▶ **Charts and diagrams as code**
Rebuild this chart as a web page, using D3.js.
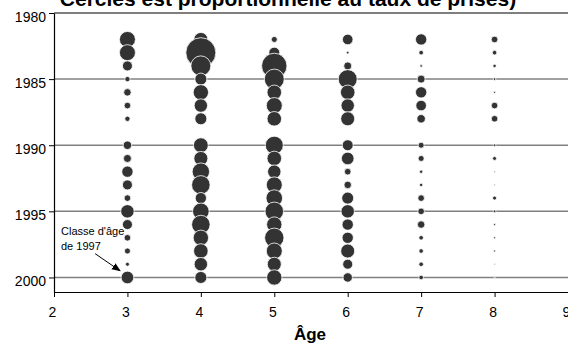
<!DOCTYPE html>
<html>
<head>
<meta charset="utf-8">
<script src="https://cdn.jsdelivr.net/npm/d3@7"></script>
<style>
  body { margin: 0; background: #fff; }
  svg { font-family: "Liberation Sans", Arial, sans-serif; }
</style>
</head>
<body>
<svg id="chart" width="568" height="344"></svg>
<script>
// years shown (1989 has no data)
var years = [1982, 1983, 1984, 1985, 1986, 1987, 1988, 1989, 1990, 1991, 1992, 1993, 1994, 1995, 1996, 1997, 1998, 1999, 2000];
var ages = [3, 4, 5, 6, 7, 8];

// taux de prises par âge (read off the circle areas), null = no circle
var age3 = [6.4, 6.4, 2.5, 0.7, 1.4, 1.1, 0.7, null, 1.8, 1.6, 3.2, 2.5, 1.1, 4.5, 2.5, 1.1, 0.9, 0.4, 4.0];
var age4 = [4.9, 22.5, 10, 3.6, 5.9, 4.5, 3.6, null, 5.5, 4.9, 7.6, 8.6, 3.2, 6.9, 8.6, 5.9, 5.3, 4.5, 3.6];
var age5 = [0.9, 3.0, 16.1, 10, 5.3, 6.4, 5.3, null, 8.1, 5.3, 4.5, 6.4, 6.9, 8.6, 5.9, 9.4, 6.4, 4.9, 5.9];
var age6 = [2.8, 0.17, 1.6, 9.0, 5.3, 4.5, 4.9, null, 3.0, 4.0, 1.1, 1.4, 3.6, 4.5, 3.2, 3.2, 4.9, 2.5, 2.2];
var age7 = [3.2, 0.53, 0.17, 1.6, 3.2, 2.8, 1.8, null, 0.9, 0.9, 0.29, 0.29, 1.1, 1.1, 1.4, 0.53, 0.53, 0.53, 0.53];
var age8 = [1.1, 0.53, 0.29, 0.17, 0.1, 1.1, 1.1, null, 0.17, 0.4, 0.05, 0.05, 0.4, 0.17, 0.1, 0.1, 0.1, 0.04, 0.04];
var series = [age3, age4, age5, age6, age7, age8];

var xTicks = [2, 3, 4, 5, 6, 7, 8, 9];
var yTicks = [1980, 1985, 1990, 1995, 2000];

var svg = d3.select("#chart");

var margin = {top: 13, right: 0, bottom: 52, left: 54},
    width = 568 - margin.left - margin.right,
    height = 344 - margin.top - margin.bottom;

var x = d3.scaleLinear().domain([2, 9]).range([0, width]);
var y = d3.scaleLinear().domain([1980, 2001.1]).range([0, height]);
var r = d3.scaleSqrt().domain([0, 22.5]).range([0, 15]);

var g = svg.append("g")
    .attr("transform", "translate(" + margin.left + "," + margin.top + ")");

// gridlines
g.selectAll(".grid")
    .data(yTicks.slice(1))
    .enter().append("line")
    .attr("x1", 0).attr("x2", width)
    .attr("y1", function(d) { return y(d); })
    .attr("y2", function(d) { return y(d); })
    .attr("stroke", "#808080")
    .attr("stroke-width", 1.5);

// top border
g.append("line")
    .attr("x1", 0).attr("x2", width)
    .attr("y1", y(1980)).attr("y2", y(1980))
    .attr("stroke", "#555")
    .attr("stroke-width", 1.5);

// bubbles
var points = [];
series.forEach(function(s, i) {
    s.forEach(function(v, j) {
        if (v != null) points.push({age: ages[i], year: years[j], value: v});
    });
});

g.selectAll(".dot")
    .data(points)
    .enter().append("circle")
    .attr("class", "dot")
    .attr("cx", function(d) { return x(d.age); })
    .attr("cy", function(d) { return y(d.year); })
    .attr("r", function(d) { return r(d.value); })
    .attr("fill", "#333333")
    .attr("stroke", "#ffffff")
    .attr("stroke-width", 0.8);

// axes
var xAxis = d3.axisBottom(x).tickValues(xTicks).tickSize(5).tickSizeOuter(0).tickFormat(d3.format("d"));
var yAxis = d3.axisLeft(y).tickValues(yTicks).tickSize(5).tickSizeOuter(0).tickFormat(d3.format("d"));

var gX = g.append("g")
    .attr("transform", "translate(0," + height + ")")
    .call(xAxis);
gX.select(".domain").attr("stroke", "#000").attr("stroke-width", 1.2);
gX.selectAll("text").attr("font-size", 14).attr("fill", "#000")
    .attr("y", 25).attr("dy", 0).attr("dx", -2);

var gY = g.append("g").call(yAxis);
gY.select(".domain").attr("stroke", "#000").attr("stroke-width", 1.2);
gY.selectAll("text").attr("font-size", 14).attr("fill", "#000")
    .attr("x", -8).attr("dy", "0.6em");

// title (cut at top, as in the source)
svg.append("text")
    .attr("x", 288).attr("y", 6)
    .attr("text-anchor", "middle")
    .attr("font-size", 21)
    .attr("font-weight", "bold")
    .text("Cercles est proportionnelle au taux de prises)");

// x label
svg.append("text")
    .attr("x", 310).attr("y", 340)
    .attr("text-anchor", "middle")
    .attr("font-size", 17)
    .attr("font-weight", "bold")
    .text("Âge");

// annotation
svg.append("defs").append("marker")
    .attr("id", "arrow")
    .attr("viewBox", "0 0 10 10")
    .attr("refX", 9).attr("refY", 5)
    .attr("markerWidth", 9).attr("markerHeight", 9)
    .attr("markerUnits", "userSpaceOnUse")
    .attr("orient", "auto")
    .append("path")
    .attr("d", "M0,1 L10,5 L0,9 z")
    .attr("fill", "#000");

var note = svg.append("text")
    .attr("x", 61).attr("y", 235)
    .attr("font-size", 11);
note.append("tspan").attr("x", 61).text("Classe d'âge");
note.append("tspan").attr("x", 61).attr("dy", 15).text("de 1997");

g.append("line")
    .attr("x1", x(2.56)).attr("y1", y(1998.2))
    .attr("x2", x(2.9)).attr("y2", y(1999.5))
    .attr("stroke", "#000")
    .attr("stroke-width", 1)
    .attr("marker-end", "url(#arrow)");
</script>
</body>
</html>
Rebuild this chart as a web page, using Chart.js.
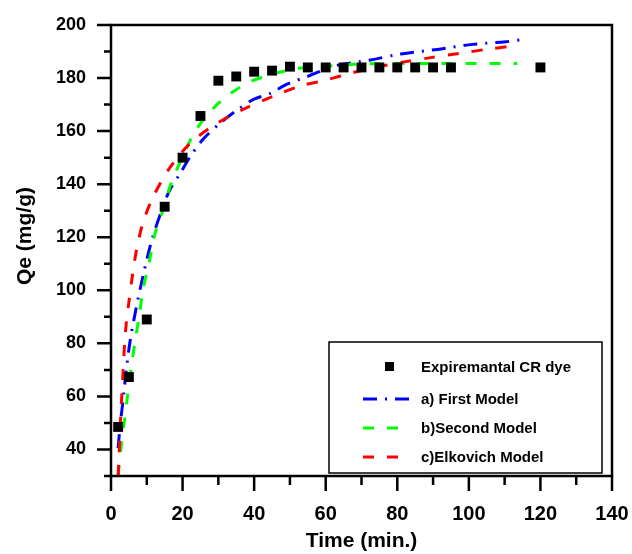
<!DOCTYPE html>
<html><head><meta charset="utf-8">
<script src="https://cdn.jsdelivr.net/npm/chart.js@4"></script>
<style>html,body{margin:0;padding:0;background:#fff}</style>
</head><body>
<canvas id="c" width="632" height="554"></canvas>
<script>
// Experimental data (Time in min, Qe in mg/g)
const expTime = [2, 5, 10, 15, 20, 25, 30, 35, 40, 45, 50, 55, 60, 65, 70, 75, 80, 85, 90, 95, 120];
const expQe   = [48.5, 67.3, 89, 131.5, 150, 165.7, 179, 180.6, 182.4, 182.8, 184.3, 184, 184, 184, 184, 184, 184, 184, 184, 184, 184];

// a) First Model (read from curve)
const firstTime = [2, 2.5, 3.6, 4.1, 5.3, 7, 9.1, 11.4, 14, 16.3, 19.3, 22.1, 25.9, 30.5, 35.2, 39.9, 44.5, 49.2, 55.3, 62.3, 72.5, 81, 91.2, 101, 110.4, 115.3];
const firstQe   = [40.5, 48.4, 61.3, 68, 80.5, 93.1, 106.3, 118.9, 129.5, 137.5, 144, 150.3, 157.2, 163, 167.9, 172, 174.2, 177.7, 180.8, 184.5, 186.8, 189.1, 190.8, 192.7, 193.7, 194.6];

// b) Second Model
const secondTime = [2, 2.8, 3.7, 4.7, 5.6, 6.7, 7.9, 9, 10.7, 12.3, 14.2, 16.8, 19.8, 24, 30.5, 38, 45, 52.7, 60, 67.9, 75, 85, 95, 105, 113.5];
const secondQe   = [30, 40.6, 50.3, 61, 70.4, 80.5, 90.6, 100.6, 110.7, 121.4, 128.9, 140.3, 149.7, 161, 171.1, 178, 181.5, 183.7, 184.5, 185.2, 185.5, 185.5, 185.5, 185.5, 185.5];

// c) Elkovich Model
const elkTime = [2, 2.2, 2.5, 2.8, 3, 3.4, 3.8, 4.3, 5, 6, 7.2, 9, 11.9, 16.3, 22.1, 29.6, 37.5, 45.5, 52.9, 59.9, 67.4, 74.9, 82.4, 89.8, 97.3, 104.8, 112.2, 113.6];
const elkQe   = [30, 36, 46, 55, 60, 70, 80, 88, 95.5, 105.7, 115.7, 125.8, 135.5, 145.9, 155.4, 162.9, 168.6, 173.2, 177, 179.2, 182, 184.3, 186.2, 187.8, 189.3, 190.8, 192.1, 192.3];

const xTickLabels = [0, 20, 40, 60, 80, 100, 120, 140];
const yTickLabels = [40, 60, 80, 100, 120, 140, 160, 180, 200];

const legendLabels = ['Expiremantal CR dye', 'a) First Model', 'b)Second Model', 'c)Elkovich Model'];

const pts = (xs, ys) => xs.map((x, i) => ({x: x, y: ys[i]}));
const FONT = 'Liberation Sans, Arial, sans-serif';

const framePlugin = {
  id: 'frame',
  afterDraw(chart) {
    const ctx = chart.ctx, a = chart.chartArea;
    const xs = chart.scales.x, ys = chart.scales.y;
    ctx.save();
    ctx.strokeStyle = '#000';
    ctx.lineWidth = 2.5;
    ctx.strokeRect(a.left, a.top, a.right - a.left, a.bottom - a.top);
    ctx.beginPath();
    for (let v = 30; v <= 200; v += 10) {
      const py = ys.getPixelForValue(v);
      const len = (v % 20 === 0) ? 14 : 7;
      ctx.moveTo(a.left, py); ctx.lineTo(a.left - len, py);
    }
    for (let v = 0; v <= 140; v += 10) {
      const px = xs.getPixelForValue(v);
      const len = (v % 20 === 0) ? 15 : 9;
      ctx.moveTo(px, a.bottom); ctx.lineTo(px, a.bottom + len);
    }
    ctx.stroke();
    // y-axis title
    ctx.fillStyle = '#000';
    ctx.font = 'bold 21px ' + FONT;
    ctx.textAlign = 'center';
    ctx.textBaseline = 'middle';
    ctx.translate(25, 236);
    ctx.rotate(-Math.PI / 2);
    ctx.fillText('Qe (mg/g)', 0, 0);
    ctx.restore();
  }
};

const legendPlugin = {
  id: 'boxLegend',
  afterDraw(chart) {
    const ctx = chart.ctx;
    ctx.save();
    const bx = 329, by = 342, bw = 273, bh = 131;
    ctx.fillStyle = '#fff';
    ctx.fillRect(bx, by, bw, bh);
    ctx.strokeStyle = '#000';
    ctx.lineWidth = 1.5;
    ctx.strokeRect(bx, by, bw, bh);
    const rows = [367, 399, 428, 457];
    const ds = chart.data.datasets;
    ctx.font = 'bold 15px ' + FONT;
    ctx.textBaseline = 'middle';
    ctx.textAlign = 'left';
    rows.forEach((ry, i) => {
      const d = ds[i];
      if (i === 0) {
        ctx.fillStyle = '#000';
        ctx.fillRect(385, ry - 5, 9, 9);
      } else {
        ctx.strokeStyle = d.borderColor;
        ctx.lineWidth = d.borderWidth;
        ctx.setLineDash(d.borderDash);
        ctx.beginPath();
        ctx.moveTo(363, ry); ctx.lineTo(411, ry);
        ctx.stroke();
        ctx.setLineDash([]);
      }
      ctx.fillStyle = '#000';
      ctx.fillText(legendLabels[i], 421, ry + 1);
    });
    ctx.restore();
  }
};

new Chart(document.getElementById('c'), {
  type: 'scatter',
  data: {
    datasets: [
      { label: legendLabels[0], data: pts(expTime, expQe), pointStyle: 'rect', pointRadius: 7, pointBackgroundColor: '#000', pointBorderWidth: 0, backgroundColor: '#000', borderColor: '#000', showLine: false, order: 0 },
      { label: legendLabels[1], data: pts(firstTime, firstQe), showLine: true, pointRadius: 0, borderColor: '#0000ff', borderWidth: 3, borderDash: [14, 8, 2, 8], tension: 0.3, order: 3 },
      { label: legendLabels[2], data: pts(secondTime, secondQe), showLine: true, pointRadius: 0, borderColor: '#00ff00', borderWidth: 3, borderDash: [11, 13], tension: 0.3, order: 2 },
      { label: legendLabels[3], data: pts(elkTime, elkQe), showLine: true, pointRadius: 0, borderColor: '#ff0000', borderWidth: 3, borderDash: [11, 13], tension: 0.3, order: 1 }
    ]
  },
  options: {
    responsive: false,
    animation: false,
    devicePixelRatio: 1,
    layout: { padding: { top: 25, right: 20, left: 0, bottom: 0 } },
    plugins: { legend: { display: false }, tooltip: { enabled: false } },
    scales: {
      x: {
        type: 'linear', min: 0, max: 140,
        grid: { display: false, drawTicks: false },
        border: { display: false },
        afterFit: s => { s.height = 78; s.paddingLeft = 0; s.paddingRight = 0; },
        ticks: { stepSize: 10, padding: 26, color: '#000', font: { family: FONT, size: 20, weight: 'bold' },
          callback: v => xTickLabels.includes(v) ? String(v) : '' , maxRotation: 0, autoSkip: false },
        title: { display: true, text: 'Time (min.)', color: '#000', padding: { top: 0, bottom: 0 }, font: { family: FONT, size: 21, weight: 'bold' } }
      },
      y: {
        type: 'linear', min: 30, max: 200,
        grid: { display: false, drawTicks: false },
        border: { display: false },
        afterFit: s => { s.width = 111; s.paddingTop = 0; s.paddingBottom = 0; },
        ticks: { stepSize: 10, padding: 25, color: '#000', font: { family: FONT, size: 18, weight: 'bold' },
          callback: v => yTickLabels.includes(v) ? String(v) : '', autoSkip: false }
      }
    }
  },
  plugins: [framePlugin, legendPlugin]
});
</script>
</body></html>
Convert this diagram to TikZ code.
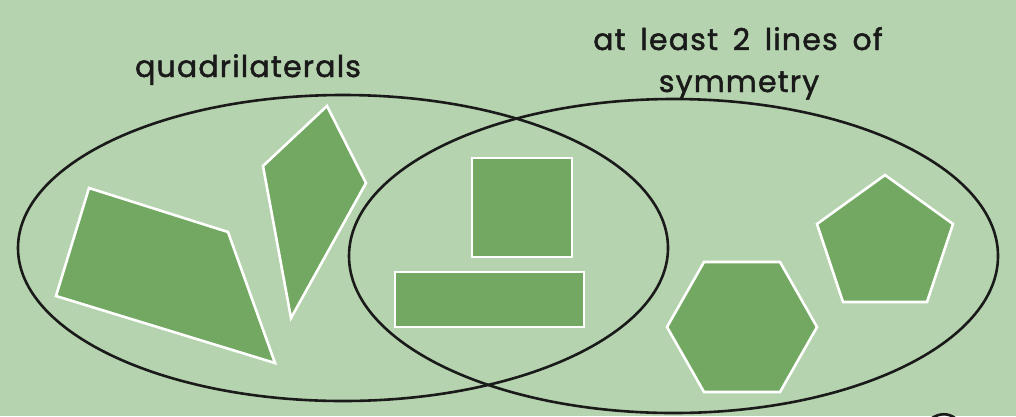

▶ **WRITTEN PROBLEM**
Give back only the lines from the one holding "Rebuild this chart as a web page, using Chart.js." through the one holding "192.7, 193.7, 194.6];", both kept, exactly as written. Omit the images.

▶ **EXERCISE SOLUTION**
Rebuild this chart as a web page, using Chart.js.
<!DOCTYPE html>
<html><head><meta charset="utf-8">
<script src="https://cdn.jsdelivr.net/npm/chart.js@4"></script>
<style>html,body{margin:0;padding:0;background:#fff}</style>
</head><body>
<canvas id="c" width="632" height="554"></canvas>
<script>
// Experimental data (Time in min, Qe in mg/g)
const expTime = [2, 5, 10, 15, 20, 25, 30, 35, 40, 45, 50, 55, 60, 65, 70, 75, 80, 85, 90, 95, 120];
const expQe   = [48.5, 67.3, 89, 131.5, 150, 165.7, 179, 180.6, 182.4, 182.8, 184.3, 184, 184, 184, 184, 184, 184, 184, 184, 184, 184];

// a) First Model (read from curve)
const firstTime = [2, 2.5, 3.6, 4.1, 5.3, 7, 9.1, 11.4, 14, 16.3, 19.3, 22.1, 25.9, 30.5, 35.2, 39.9, 44.5, 49.2, 55.3, 62.3, 72.5, 81, 91.2, 101, 110.4, 115.3];
const firstQe   = [40.5, 48.4, 61.3, 68, 80.5, 93.1, 106.3, 118.9, 129.5, 137.5, 144, 150.3, 157.2, 163, 167.9, 172, 174.2, 177.7, 180.8, 184.5, 186.8, 189.1, 190.8, 192.7, 193.7, 194.6];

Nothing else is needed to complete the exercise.